Aside from these, there is materials and supplies, computers, publication costs, software licenses, travel expenses to conferences or to national labs to use specialized equipment, and so on, and so on. It all costs money, and that money comes from research grants. At private universities, one is often expected to pay oneself, from a grant, for the part of the time one is doing research; even in a public university, in most cases, any salary one earns for the three summer months usually spent in the lab. comes from a grant.
So when a scientist goes up for tenure, and the tenure and promotion committee, to use, just for example, Iowa State’s rather delicate phrase, inquires whether the candidate has
a high likelihood of sustained contributions to the field or profession and to the university
what they really mean is
Is he or she bringing in the bucks? And is he or she likely to continue bringing in the bucks?
Why aren’t we more explicit? Well, in my opinion, we should be, but priorities and costs vary across campus. After all, Classics professors don’t need multi-million dollar grants to be effective Classics professors. The University needs a generic statement. I think also, though, there is a false sense of delicacy involved, a sense that grubbing for research dollars is somehow indecent, and shouldn’t contaminate high-flown statements of ideals. This is silly. Faculty need to be told plainly what’s expected of them. Pretty much everyone finds out pretty quickly anyway, but still, there’s no reason to be mealy-mouthed about this.

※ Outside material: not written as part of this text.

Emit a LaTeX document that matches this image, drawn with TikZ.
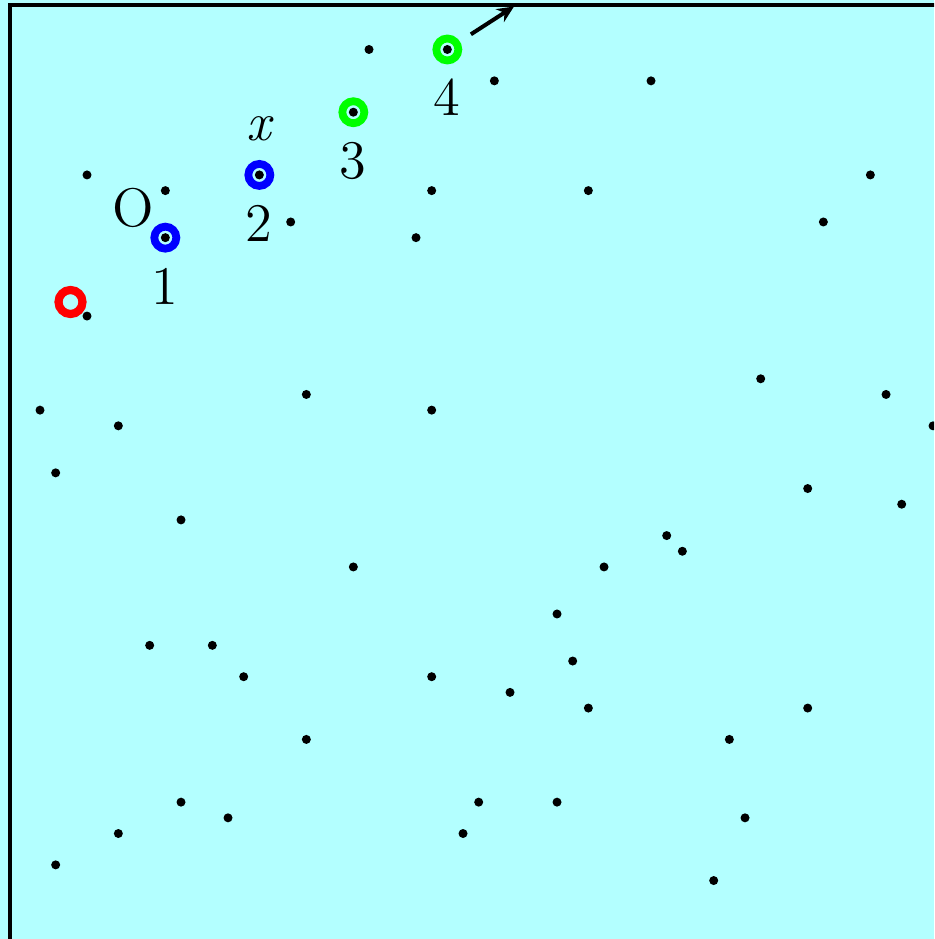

Universities invest a great deal of money in junior faculty in the sciences. Starting salaries these days are almost decent, and start-up packages are still growing rapidly. It costs a lot to get someone started in independent research: the university simply can’t afford to continue carrying faculty whose research is not self-sustaining after 5 or 6 years. That is why a record of continued grant funding is overwhelmingly the most important consideration at tenure time. Teaching is important, but you can hire teaching faculty for under $ 50 K a year. Publications are important, but you can’t publish without money, and you need publications to get more money, so the two are inseparable.
Of course, it’s an odd system; scientific academia is one of the few professions where one is expected to find for oneself the resources needed to do the job one is hired to do. But it’s the way our system works, and that system has dominated the Nobel Prizes for the last 50 years. So we must be doing something right.